History of Magic and Muggle Studies are both indeed non-magical classes. History of Magic is probably more immersed in the study of magical topics than is Muggle Studies.
Astronomy is another discipline taught at Hogwart which straddles the magical/Muggle worlds. Study of the stars.
I can see Divination as being mostly non-magical, at least how its described in canon. There is the reading of tea leaves (non-magical equipment), presumably the reading of tarot cards and the like, and reading crystal balls (the one item that I think could possibly have more magical properties). Hermione describes Divination as "a very woolly discipline" in Prisoner of Azkaban, which I interpret to mean she doesn't find it particularly useful or possibly non-magical or less magical. She sees Divination as subjective. Frankly, in the end, Divination came in use when Professor Trelawney provided crystal balls as weapons during the Battle of Hogwarts. Note: I see the ability to receive Harry's prophecy on Trelawney's part as separate from the actual course material taught in Divination the class. Certainly there are many "psychics" who hang out their shingle all over the Muggle world, not to mention religious practices that use symbols, interpretation of texts, objects, and incantations as part of their worship.
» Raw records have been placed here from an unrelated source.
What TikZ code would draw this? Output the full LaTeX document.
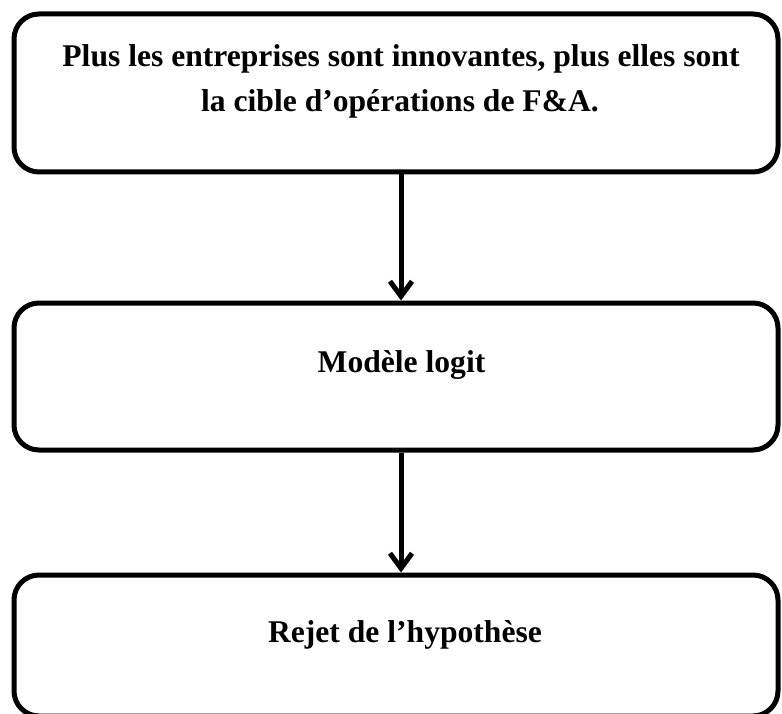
\documentclass[tikz,border=0pt]{standalone}
\usepackage{fontspec}
\setmainfont{Liberation Serif}
\usetikzlibrary{arrows.meta}
\begin{document}
\begin{tikzpicture}[x=1pt,y=-1pt,
  boxnode/.style={draw=black, line width=5pt, rounded corners=25pt, inner sep=0pt, minimum width=764pt, fill=white},
  txt/.style={anchor=base, inner sep=0pt, font=\fontsize{31.6}{38}\selectfont\bfseries},
  arr/.style={line width=5pt, -{Straight Barb[length=15pt,width=22pt,line width=5pt]}}]
\useasboundingbox (0,0) rectangle (782,714);
\begin{scope}
\clip (0,0) rectangle (782,714);
\node[boxnode, minimum height=158pt] (top) at (396,93) {};
\node[boxnode, minimum height=147pt] (mid) at (396,376.5) {};
\node[boxnode, minimum height=141pt] (bot) at (396,645.5) {};
\end{scope}
\node[txt] (t1) at (401,67) {Plus les entreprises sont innovantes, plus elles sont};
\node[txt] (t2) at (400,112) {la cible d’opérations de F\&A.};
\node[txt] (t3) at (401.5,372) {Modèle logit};
\node[txt] (t4) at (405,642) {Rejet de l’hypothèse};
\draw[arr] ([xshift=5pt]top.south) -- ([xshift=5pt]mid.north);
\draw[arr] ([xshift=5pt]mid.south) -- ([xshift=5pt]bot.north);
\end{tikzpicture}
\end{document}
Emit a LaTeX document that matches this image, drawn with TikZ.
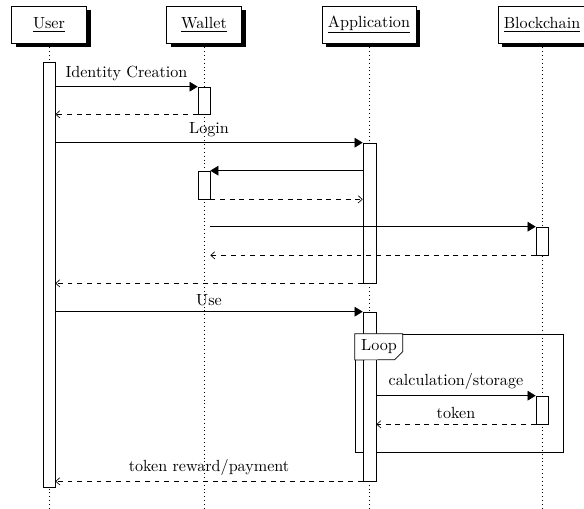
\documentclass[tikz,border=0pt]{standalone}
\usetikzlibrary{arrows.meta,fit,shadows}
\begin{document}
\begin{tikzpicture}[x=0.62pt,y=-0.62pt,
  head/.style={draw,fill=white,minimum width=46.5pt,minimum height=23pt,inner xsep=3.7pt,
    drop shadow={shadow xshift=2.5pt,shadow yshift=-2.5pt,fill=black,opacity=1}},
  life/.style={dotted},
  bar/.style={draw,fill=white,inner sep=0pt},
  frame/.style={draw,inner sep=0pt},
  call/.style={-{Triangle[length=5pt,width=6pt]}},
  reply/.style={dashed,-{Straight Barb[length=2.5pt,width=4.5pt]}},
  lbl/.style={midway,above}]
\useasboundingbox (0,0) rectangle (584,508);
\coordinate (bottom) at (0,508);

% participants
\node[head] (uhead) at (49,24.5) {\underline{User}};
\node[head] (whead) at (204,24.5) {\underline{Wallet}};
\node[head] (ahead) at (369,24.5) {\underline{Application}};
\node[head] (bhead) at (542,24.5) {\underline{Blockchain}};

% lifelines
\foreach \p in {uhead,whead,ahead,bhead}
  \draw[life] (\p.south) -- (\p.south |- bottom);

% loop frame
\node[frame,fit={(355,334) (563,452)}] (loop) {};

% activation bars
\node[bar,fit={(43,62) (55,487)}] (ua) {};
\node[bar,fit={(198,87) (210,114)}] (wa1) {};
\node[bar,fit={(363,143) (376,283)}] (aa1) {};
\node[bar,fit={(198,171) (210,199)}] (wa2) {};
\node[bar,fit={(536,227) (548,255)}] (ba1) {};
\node[bar,fit={(363,312) (376,481)}] (aa2) {};
\node[bar,fit={(536,396) (548,424)}] (ba2) {};

% loop tab
\draw[fill=white] (loop.north west) -- ++(48,0) -- ++(0,18) -- ++(-8,8)
  -- (loop.north west |- 0,360) -- cycle;
\node (looplbl) at (379,347) {Loop};

% messages
\draw[call] (ua.east |- wa1.north) -- (wa1.north west) node[lbl] {Identity Creation};
\draw[reply] (wa1.south west) -- (ua.east |- wa1.south);

\draw[call] (ua.east |- aa1.north) -- (aa1.north west) node[lbl] {Login};
\draw[call] (aa1.west |- wa2.north) -- (wa2.north east);
\draw[reply] (wa2.south east) -- (aa1.west |- wa2.south);
\draw[call] (wa2.east |- ba1.north) -- (ba1.north west);
\draw[reply] (ba1.south west) -- (wa2.east |- ba1.south);
\draw[reply] (aa1.south west) -- (ua.east |- aa1.south);

\draw[call] (ua.east |- aa2.north) -- (aa2.north west) node[lbl] {Use};
\draw[call] (aa2.east |- ba2.north) -- (ba2.north west) node[lbl] {calculation/storage};
\draw[reply] (ba2.south west) -- (aa2.east |- ba2.south) node[lbl] {token};
\draw[reply] (aa2.south west) -- (ua.east |- aa2.south) node[lbl] {token reward/payment};
\end{tikzpicture}
\end{document}
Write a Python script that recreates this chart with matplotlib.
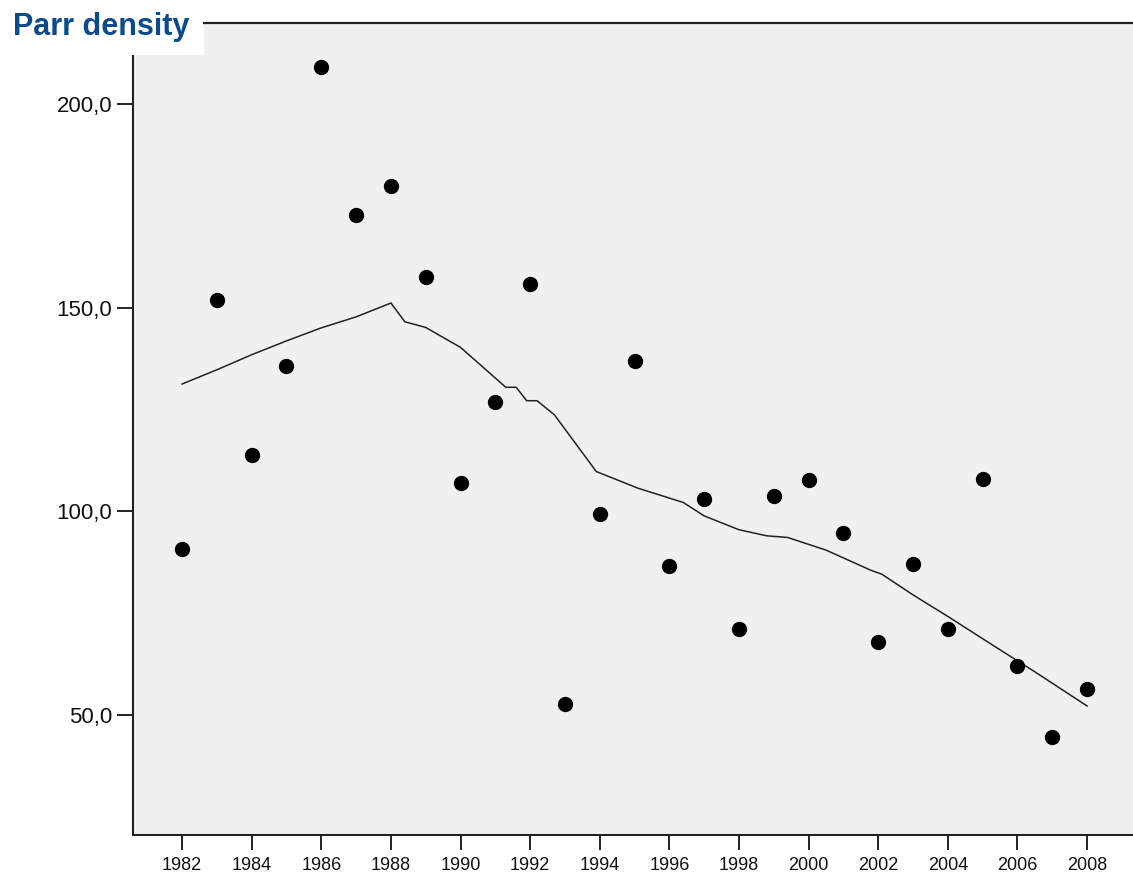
import matplotlib
matplotlib.use('Agg')
import matplotlib.pyplot as plt
from matplotlib.patches import Rectangle
from matplotlib.lines import Line2D
from matplotlib.ticker import FuncFormatter

# observed parr density per year
years = [1982, 1983, 1984, 1985, 1986, 1987, 1988, 1989, 1990,
         1991, 1992, 1993, 1994, 1995, 1996, 1997, 1998, 1999,
         2000, 2001, 2002, 2003, 2004, 2005, 2006, 2007, 2008]
density = [90.8, 152.0, 113.9, 135.7, 209.3, 172.9, 180.0, 157.7, 107.1,
           127.0, 155.9, 52.7, 99.4, 137.0, 86.6, 103.1, 71.1, 103.8,
           107.7, 94.8, 67.8, 87.0, 71.1, 107.9, 62.0, 44.7, 56.3]

# smoothed (loess) curve
fit_x = [1982, 1983, 1984, 1985, 1986, 1987, 1988, 1988.4, 1989, 1990,
         1991.3, 1991.6, 1991.9, 1992.2, 1992.7, 1993.9, 1995.1, 1996.4,
         1997.0, 1998.0, 1998.8, 1999.4, 2000.5, 2001.8, 2002.1, 2003.0,
         2004.0, 2005.5, 2006.5, 2008]
fit_y = [131.3, 134.8, 138.5, 141.9, 145.1, 147.8, 151.2, 146.6, 145.2, 140.3,
         130.5, 130.5, 127.2, 127.2, 123.7, 109.8, 105.7, 102.2,
         98.9, 95.5, 94.0, 93.6, 90.5, 85.5, 84.6, 79.5,
         74.2, 66.0, 60.6, 52.2]

title = 'Parr density'
xticks = list(range(1982, 2009, 2))
yticks = [50, 100, 150, 200]

W, H = 1133, 877
fig = plt.figure(figsize=(W / 100, H / 100), dpi=100)
fig.patch.set_facecolor('white')

ax = fig.add_axes([133 / W, (H - 835) / H, 1 - 133 / W, (835 - 23) / H])
ax.set_facecolor('#f0f0f0')

ax.plot(fit_x, fit_y, color='#222222', lw=1.1, zorder=2)
ax.plot(years, density, 'o', color='black', ms=10, zorder=3)

ax.set_xlim(1980.59, 2009.32)
ax.set_ylim(20.5, 220.0)

ax.set_xticks(xticks)
ax.set_yticks(yticks)
ax.yaxis.set_major_formatter(FuncFormatter(lambda v, p: f'{v:.1f}'.replace('.', ',')))
ax.tick_params(axis='x', length=11, width=1.3, labelsize=13, pad=5, colors='#111111')
ax.tick_params(axis='y', length=11.5, width=1.3, labelsize=16, pad=3.5, colors='#111111')
for lab in ax.get_xticklabels() + ax.get_yticklabels():
    lab.set_fontfamily('Liberation Sans')

for s in ['top', 'right']:
    ax.spines[s].set_visible(False)
for s in ['left', 'bottom']:
    ax.spines[s].set_linewidth(1.5)
    ax.spines[s].set_color('#222222')
ax.spines['left'].set_bounds(20.5, 212.2)

# header line and white title box
fig.add_artist(Line2D([204 / W, 1], [(H - 23) / H] * 2, color='#222222', lw=1.6, zorder=6))
fig.patches.append(Rectangle((0, (H - 55) / H), 204 / W, 55 / H, transform=fig.transFigure,
                             facecolor='white', edgecolor='none', zorder=5))
fig.text(13 / W, (H - 35) / H, title, fontsize=22, fontweight='bold', color='#0b4a8b',
         family='Liberation Sans', va='baseline', ha='left', zorder=7)

fig.savefig('out.png', dpi=100)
Herbology might include some knowledge that could cross over into the Muggle world, such as growing potions ingredients that both magical and Muggle folk use for making potions and herbal tinctures/supplements respectively. If you look at the list of known potions ingredients at the Harry Potter Lexicon, you will find ingredients that are just naturally occurring in the world, and are not strictly magical plants or herbs.
ETA: The study of Ancient Runes might help prepare for a career in archeology, if a magical child were to take that route. Runes are found in the Muggle world and are not exclusive to the Wizarding world.
I think that Squibs would need a strictly Muggle education in order to get by in the world. Ron Weasley confides that a family member (a cousin, I believe) is an accountant but the family "doesn't talk about him much." Otherwise, magical folk seem to stay fairly insular, working in magical jobs and careers.
REPHRASED: Some professions, whether wizarding or Muggle, require advanced math and/or science. Canon does not explain how a magical child would receive advanced instruction in math or science at Hogwarts, or should their chosen career path call for it. Perhaps advanced skills are taught through apprenticeships (canon mentions wandmakers study under other wandmakers to learn wandlore) or specialized on-the-job training (such as an Auror might receive). Many people -- magical or not -- are able to go day-to-day using only addition, subtraction, multiplication, division, and fractions, even though they've been taught advanced math, such as algebra, calculus, and trigonometry. How relevant advanced math will be will vary profession to profession. Most children -- again, magical or not -- are familiar with basic math by the time they leave elementary school, so this kind of learning would precede a Hogwarts education, as Hogwarts students are either in Muggle primary schools or homeschooled prior to going to Hogwarts (no mention is made of all magical elementary schools in the Wizarding world). The skill of writing is reinforced at Hogwarts through essay writing; it's just that the subject matter is magical, not Muggle.
Also, (POTTERMORE SPOILER)
Pottermore states that some students are allowed to study Alchemy at Hogwarts and receive special instruction in that discipline. Alchemy could be related to chemistry, which could be bridged between the magical and Muggle world.